I’m a big fan of minimalism, reducing clutter, being debt free, and living below your means. I think most of us spend too much time buying stuff we don’t need to impress people we don’t like. I believe we can greatly improve our quality of life by reducing our consumerist/materialist habits.
I just read a great little book on this topic that I got at the library called Lose 200 Pounds This Weekend (if you click on the image or the links it will take you to the Amazon page where you can get the Kindle edition for FREE).. If you need the motivation to get rid of stuff and remake not only your physical space but your health and happiness, I think you will find plenty of it in this book. It’s not a how-to book, it’s a how-come book. It will tell you WHY you should declutter but won’t really tell you how. For that I recommend The Life Changing Magic of Tidying Up, which you can also get at the library or on Amazon.
Anyway, Lose 200 Pounds This Weekend had a good comparison of what it means to have a high standard of living versus a high standard of luxury. From the book:
A High Standard of Living Is:
- Good health
- High self-esteem
- Being debt free
- A stable family
- A satisfying marriage
A High Standard of Luxury Is:
Having all the conveniences and comforts we think will eliminate effort and strain – those gadgets and extras of all kinds they keep coming up with and we keep accumulating.

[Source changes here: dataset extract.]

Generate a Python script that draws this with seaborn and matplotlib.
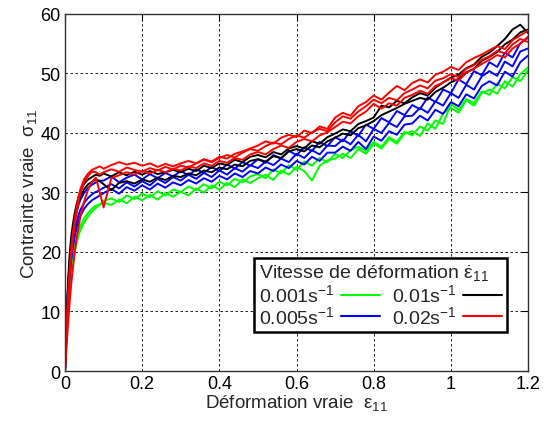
import matplotlib
matplotlib.use("Agg")
import matplotlib.pyplot as plt
from matplotlib.lines import Line2D
import pandas as pd
import seaborn as sns

# strain grid shared by all curves
strain = [0, 0.004, 0.008, 0.012, 0.016, 0.02, 0.025, 0.03, 0.035, 0.04, 0.05, 0.06, 0.07, 0.08, 0.09,
          0.10, 0.12, 0.14, 0.16, 0.18, 0.20, 0.22, 0.24, 0.26, 0.28,
          0.30, 0.32, 0.34, 0.36, 0.38, 0.40, 0.42, 0.44, 0.46, 0.48,
          0.50, 0.52, 0.54, 0.56, 0.58, 0.60, 0.62, 0.64, 0.66, 0.68,
          0.70, 0.72, 0.74, 0.76, 0.78, 0.80, 0.82, 0.84, 0.86, 0.88,
          0.90, 0.92, 0.94, 0.96, 0.98, 1.00, 1.02, 1.04, 1.06, 1.08,
          1.10, 1.12, 1.14, 1.16, 1.18, 1.20]

# 0.001 s-1 (green)
green_a = [0, 6, 10.5, 13.5, 16, 18, 20, 21.5, 22.8, 23.7, 25.0, 26.0, 26.8, 27.4, 27.9,
           28.3, 27.9, 28.8, 28.2, 29.3, 28.7, 29.6, 28.8, 29.9, 29.3,
           30.1, 29.5, 30.7, 30.0, 31.2, 30.5, 31.6, 30.9, 32.2, 31.6,
           32.4, 33.0, 32.1, 33.7, 33.0, 34.3, 33.6, 32.0, 34.5, 35.4,
           35.7, 36.5, 35.8, 37.3, 36.5, 38.2, 37.4, 39.0, 38.2, 39.9,
           40.3, 39.5, 41.6, 40.7, 43.3, 44.2, 43.4, 45.5, 44.6, 46.7,
           47.3, 46.6, 48.7, 47.8, 49.9, 51.0]
green_b = [0, 7.5, 12, 14.8, 17, 19, 20.8, 22.3, 23.5, 24.4, 25.7, 26.6, 27.3, 27.8, 28.0,
           28.6, 29.0, 28.4, 29.5, 28.9, 29.8, 29.2, 30.2, 29.5, 30.5,
           30.1, 31.0, 30.4, 31.4, 30.7, 31.8, 31.2, 32.3, 31.7, 32.7,
           33.1, 32.4, 33.9, 33.2, 34.6, 33.8, 35.2, 34.5, 35.8, 35.1,
           36.5, 35.8, 37.1, 37.7, 37.0, 38.5, 37.7, 39.3, 38.5, 40.2,
           39.6, 41.1, 40.4, 42.1, 41.5, 44.9, 43.9, 45.7, 45.0, 47.0,
           46.4, 48.3, 47.5, 49.4, 48.7, 50.5]

# 0.005 s-1 (blue)
blue_a = [0, 8, 13, 16.5, 19.5, 21.5, 23.5, 25, 26.2, 27.1, 28.3, 29.1, 29.7, 30.1, 30.4,
          30.8, 31.4, 30.7, 31.7, 31.0, 31.9, 31.2, 32.3, 31.6, 32.6,
          32.0, 33.0, 32.3, 33.3, 32.6, 33.7, 33.0, 34.1, 33.5, 34.6,
          34.1, 35.2, 34.6, 35.7, 35.1, 36.5, 35.8, 37.1, 36.4, 37.9,
          37.8, 38.9, 38.1, 39.7, 38.6, 40.7, 40.0, 41.7, 41.0, 42.8,
          42.9, 44.2, 43.4, 45.3, 44.6, 46.7, 45.9, 48.1, 47.3, 49.5,
          50.4, 49.6, 52.0, 51.2, 53.7, 54.2]
blue_b = [0, 9, 14.5, 18.3, 21.2, 23.2, 25.2, 26.7, 27.9, 28.8, 30.0, 30.8, 31.3, 31.7, 32.0,
          32.0, 32.7, 31.7, 32.5, 33.0, 32.2, 33.1, 32.4, 33.3, 32.7,
          33.6, 32.9, 33.9, 33.3, 34.3, 33.6, 34.7, 34.0, 35.1, 34.5,
          35.6, 35.0, 36.3, 35.7, 37.0, 36.3, 37.6, 37.0, 38.5, 37.8,
          39.3, 38.6, 40.3, 39.5, 41.4, 40.7, 42.5, 41.8, 43.7, 43.0,
          44.7, 44.0, 46.0, 45.2, 47.3, 46.7, 49.0, 48.2, 50.4, 49.7,
          51.9, 51.1, 53.5, 52.7, 55.1, 56.0]
blue_c = [0, 7, 12, 15.5, 18.5, 20.5, 22.5, 24, 25.2, 26.1, 27.3, 28.1, 28.7, 29.1, 29.5,
          29.9, 30.6, 29.8, 30.9, 30.3, 31.2, 30.5, 31.5, 30.8, 31.7,
          31.2, 32.1, 31.5, 32.4, 31.8, 32.8, 32.2, 33.2, 32.6, 33.6,
          33.2, 34.2, 33.6, 34.7, 34.1, 35.3, 34.7, 36.0, 35.3, 36.7,
          36.7, 37.7, 37.0, 38.5, 37.3, 39.4, 38.7, 40.3, 39.7, 41.4,
          41.6, 42.9, 42.1, 43.9, 43.2, 45.2, 44.5, 46.5, 45.8, 47.9,
          48.7, 48.0, 50.3, 49.5, 51.9, 53.0]

# 0.01 s-1 (black)
black_a = [0, 9, 15, 19.5, 22.5, 24.5, 26.5, 28, 29.2, 30.2, 31.5, 32.2, 32.6, 33.0, 32.8,
           33.2, 32.7, 33.4, 32.9, 33.5, 33.0, 33.6, 33.1, 33.4, 33.8,
           33.4, 34.0, 33.6, 34.5, 34.1, 34.9, 34.6, 35.5, 35.1, 36.0,
           36.3, 35.9, 36.8, 36.4, 37.4, 37.8, 37.4, 38.6, 38.2, 39.3,
           39.9, 40.6, 40.3, 41.5, 42.0, 42.6, 44.6, 44.3, 45.4, 45.0,
           46.0, 46.7, 46.3, 47.6, 48.5, 49.3, 49.8, 50.9, 51.5, 52.8,
           53.5, 54.6, 55.8, 57.4, 58.2, 56.8]
black_b = [0, 8, 14, 18.5, 21.5, 23.5, 25.5, 27, 28.3, 29.3, 30.6, 31.4, 31.8, 32.2, 31.9,
           31.4, 30.4, 31.6, 31.9, 31.5, 32.2, 31.8, 32.5, 32.1, 32.8,
           32.6, 33.2, 32.9, 33.7, 33.4, 34.2, 33.9, 34.7, 34.4, 35.3,
           35.6, 35.2, 36.1, 35.8, 36.9, 37.3, 36.9, 37.9, 37.6, 38.6,
           39.2, 39.9, 39.6, 40.8, 41.3, 42.0, 43.0, 43.6, 44.2, 44.9,
           45.4, 45.9, 45.6, 46.9, 47.6, 48.5, 49.1, 50.2, 50.8, 52.1,
           52.8, 53.6, 54.9, 55.7, 56.9, 57.4]

# 0.02 s-1 (red)
red_a = [0, 8, 13, 17, 20.5, 23, 25.5, 27.5, 29.3, 30.6, 32.3, 33.2, 33.8, 34.1, 34.4,
         34.0, 34.6, 35.1, 34.7, 35.0, 34.5, 34.9, 34.3, 34.8, 34.4,
         34.9, 35.3, 34.9, 35.6, 35.2, 36.0, 35.7, 36.5, 36.9, 37.4,
         37.9, 38.6, 38.2, 39.2, 39.7, 39.3, 40.4, 40.0, 41.1, 40.7,
         42.6, 43.4, 42.9, 44.5, 45.2, 46.3, 45.6, 46.8, 47.9, 47.2,
         48.4, 49.0, 48.5, 49.8, 50.3, 51.1, 50.6, 51.9, 52.6, 53.2,
         53.9, 54.6, 54.1, 55.6, 56.4, 57.2]
red_b = [0, 7, 12, 16, 19.5, 22, 24.5, 26.5, 28.5, 30, 31.8, 32.8, 33.5, 33.4, 33.0,
         33.4, 33.9, 33.5, 34.2, 33.8, 33.5, 34.1, 33.7, 34.3, 33.9,
         34.5, 34.2, 34.9, 35.5, 35.1, 35.8, 36.3, 35.9, 36.7, 37.3,
         37.0, 37.8, 38.4, 38.1, 39.0, 39.6, 39.2, 40.1, 40.7, 40.3,
         41.8, 42.8, 42.4, 43.6, 44.5, 45.6, 45.0, 45.9, 45.5, 46.7,
         47.3, 48.0, 47.5, 48.8, 49.2, 49.9, 49.4, 50.8, 51.4, 52.3,
         52.9, 53.8, 53.4, 54.9, 55.8, 55.3]
red_c = [0, 4, 8, 11.5, 14.5, 17, 19.8, 22.2, 24.2, 26, 28.6, 30.5, 31.8, 32.5, 30.0,
         27.5, 32.4, 32.9, 33.4, 33.0, 33.6, 33.2, 33.8, 33.4, 34.0,
         33.7, 34.4, 34.1, 34.9, 34.5, 35.3, 35.0, 35.8, 35.5, 36.4,
         36.8, 36.4, 37.3, 37.9, 37.5, 38.5, 39.0, 38.6, 39.6, 40.1,
         41.0, 41.9, 41.6, 42.8, 43.6, 44.9, 44.1, 45.0, 44.6, 45.9,
         46.4, 47.1, 46.6, 47.9, 48.5, 49.2, 48.8, 50.1, 50.8, 51.6,
         52.3, 53.1, 52.7, 54.2, 55.0, 56.2]

rates = ["0.001", "0.005", "0.01", "0.02"]
colors = ["#00ff00", "#0000ff", "#000000", "#ff0000"]
curves = {
    "0.001": [green_a, green_b],
    "0.005": [blue_a, blue_b, blue_c],
    "0.01": [black_a, black_b],
    "0.02": [red_a, red_b, red_c],
}

rows = []
for rate in rates:
    for k, stress in enumerate(curves[rate]):
        for e, s in zip(strain, stress):
            rows.append({"rate": rate, "run": f"{rate}_{k}", "strain": e, "stress": s})
df = pd.DataFrame(rows)

sns.set_style("white")
plt.rcParams["font.family"] = ["Liberation Sans", "DejaVu Sans"]
plt.rcParams["mathtext.fontset"] = "custom"
plt.rcParams["mathtext.rm"] = "Liberation Sans"
plt.rcParams["mathtext.it"] = "Liberation Sans"

fig = plt.figure(figsize=(5.44, 4.27), dpi=100)
ax = fig.add_axes([0.1195, 0.1288, 0.8511, 0.8361])

sns.lineplot(data=df, x="strain", y="stress", hue="rate", units="run", estimator=None,
             palette=dict(zip(rates, colors)), hue_order=rates, sort=False,
             linewidth=1.4, legend=False, ax=ax)

ax.set_xlim(0, 1.2)
ax.set_ylim(0, 60)
ax.set_xticks([0, 0.2, 0.4, 0.6, 0.8, 1.0, 1.2])
ax.set_xticklabels(["0", "0.2", "0.4", "0.6", "0.8", "1", "1.2"])
ax.set_yticks([0, 10, 20, 30, 40, 50, 60])
ax.tick_params(direction="in", length=5, width=0.8, top=True, right=True,
               labelsize=13, colors="black", pad=3)
ax.grid(True, color="black", linestyle=(0, (3, 3)), linewidth=0.6)
for sp in ax.spines.values():
    sp.set_color("#333333")
    sp.set_linewidth(1.0)

ax.set_xlabel("Déformation vraie  ε$_{11}$", fontsize=13.5, labelpad=0)
ax.set_ylabel("Contrainte vraie  σ$_{11}$", fontsize=13.5, labelpad=1)

handles = [Line2D([], [], color=c, lw=1.5) for c in colors]
labels = [f"{r}s$^{{-1}}$" for r in rates]
leg = ax.legend(handles, labels, ncol=2, markerfirst=False, fontsize=14,
                title="Vitesse de déformation $\\dot{\\varepsilon}_{11}$", title_fontsize=14,
                alignment="left", loc="lower left", bbox_to_anchor=(0.408, 0.109),
                borderaxespad=0, frameon=True, fancybox=False, edgecolor="black",
                framealpha=1, handlelength=2.0, handletextpad=0.35, columnspacing=0.6,
                labelspacing=0.0, borderpad=0.25)
leg.get_frame().set_linewidth(1.8)

fig.savefig("out.png", dpi=100)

Big difference, right? Personally, I think the high standard of luxury is a trap. You will never get to the finish line and you will never appreciate what you have because the whole point is the new, the missing, the unattainable. Yet that high standard of living can be had for a steal! All it takes is commitment to focusing on the things that really matter and bring high levels of return. Usually those things take time, effort, and intention, not money. They are things that will continue to pay you back for years to come and won’t lose their shine, their trendiness, or their cache a year after they have been purchased.
Lose 200 Pounds This Weekend is 16 years old and talks about concepts that have now been defined by neuroscience and psychology and can be found in many modern popular science books and articles. Clearly, before science took interest in habits, spending, and happiness these topics were still important and the behaviors were the same. So if you want to read how an insightful guy described things that today would be labeled “hedonic treadmill” or “choice architecture”, give this simple and down to earth book a few hours of your time and prepare to be inspired!